Wo Sitex ist, ist Leerstand drin

Die Firma Sitex schützt geräumte und leerstehende Häuser mit Stahlgittern. Leerstandsinitiativen und Besetzer bedanken sich auf ihre Weise  ■ Von Gereon Asmuth

Die Räumungen durch Innensenator Jörg Schönbohm (CDU) kurbeln zunehmend die Berliner Wirtschaft an. Die Kassen der Obdachlosenunterkünfte klingeln kräftig. Und noch eine weitere Branche reibt sich nach jeder Räumung dann „exbesetzter“ Häuser die Hände. „Vandalismus, Hausbesetzung und Brandstiftung bei leerstehenden Immobilien nehmen rapide zu“, warnt die Firma Sitex und konnte sich dank reger Nachfrage nach ihren Sicherheitsfenstern und -türen inzwischen mit einer Filiale in Berlin etablieren.

„Wohn- und Gewerberaum kann schnell und problemlos wiederverwertet werden“, preist sich die Sitex als schneller Leerstandsverwerter an. Vor zwei Jahren waren die Räumungsprofiteure ehrlicher. Auf den damals noch in Blitzaktionen aus Holland herangekarrten Lieferwagen stand deutlich, worum es ging: „Leerstandssicherung“. Und zwar dauerhaft, wie viele schon seit Jahren vergitterte Altbauten belegen. Dumm nur, wenn Sicherheitsgarant Sitex nicht zur Tat schreiten kann, weil der Hauseigentümer unbekannt ist. Vorgestern fragte Sitex daher in der taz-Redaktion nach der Eigentümeradresse der frischgeräumten und nun ungeschützten Häuser in der Linienstraße. Leider konnten wir nicht helfen. So wird es noch dauern, bis die Immobilienverwerter Thies und Launicke auf der Sitex-Referenzliste auftauchen.

In dieser Liste würden die beiden, deren Privaträumung der Linienstraße im Sommer 95 erst durch Gerichtsbeschluß rückgängig gemacht wurde, auf weitere Bruchspezialisten treffen, die Stahlschutz zu würdigen wissen.
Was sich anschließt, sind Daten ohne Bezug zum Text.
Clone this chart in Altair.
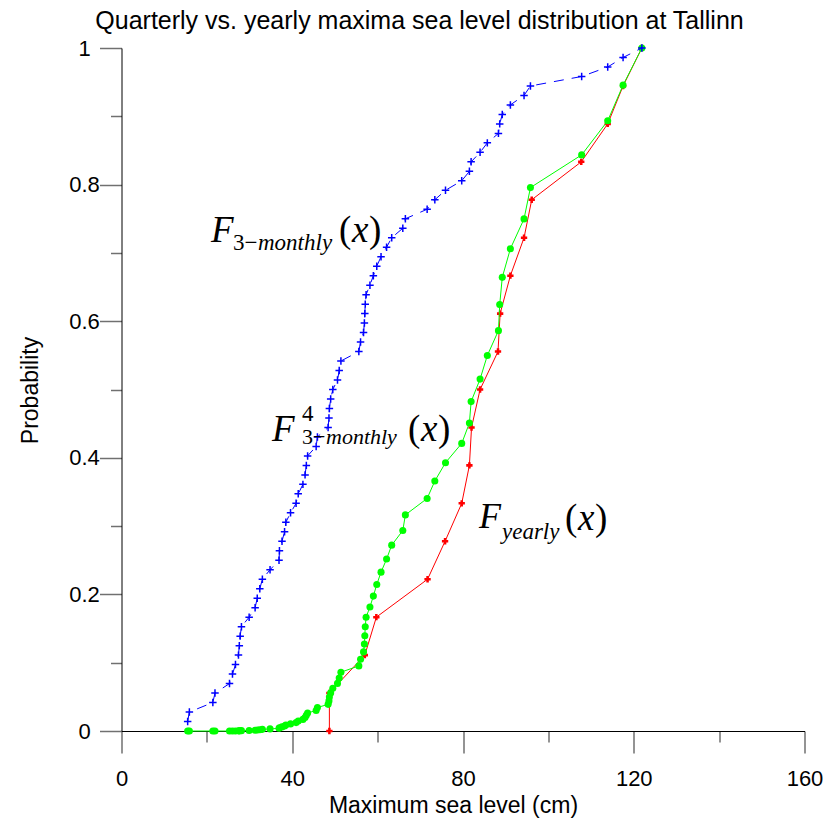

So machte sich Michael Stober im Oktober 1993 einen Namen, als er mit einem mit Kettensägen bewaffneten und illegalen Räumtrupp die denkmalgeschützten Türen der besetzten Kastanienallee 77 zu Kleinholz verarbeitete. Bei Stahltüren wäre das sicher nicht passiert.

Bevor sich ein Leerstandsspekulant für die laut Branchenkennern nicht ganz billigen Sitex-Platten entscheidet, sollte er sich jedoch bei anderen Referenzfirmen kundig machen. So mußte die „Hennig von Harlessem“ über eine Brandstiftung in ihrer frischgeräumten Marchstraße 23 klagen, die der Sitexsicherung auf dem Fuße folgte. Und die Wohnungsbaugesellschaft im Prenzlauer Berg (WiP) könnte von den Bewohnern der Fehrbelliner Straße 5 berichten. Die wollten sich mit ihrer Räumung im Sommer 95 nicht abfinden. Sie hebelten die Sitextüren, die laut Eigenwerbung „ihre Zuverlässigkeit überall in Europa unter Beweis gestellt“ haben, problemlos wieder aus.

Die Zuverlässigkeit zu schätzen wußten hingegen einige Jungpunks im April. Aus Protest gegen Schönbohms Räumungen hatten sie die sitexvergitterte Kastanienallee 71 besetzt. Die hilflose Polizei mußte drei Stunden draußen auf den Schlüsseldienst warten. Drinnen konnte sie dann nur noch zwei Kerzen auspusten. Die Besetzer waren längst entfleucht.

Richtig freuen können sich auch die Anti-Leerstand-Initiativen, die in mühevoller Kleinarbeit leerstehende Häuser mit Pinsel oder Plakaten kennzeichneten, dank schneller Gegenstreichkünste der Hauseigentümer meist nur mit mäßigem Erfolg. Jetzt dagegen weiß gleich jeder Passant, wo Sitex dran ist, ist Leerstand drin.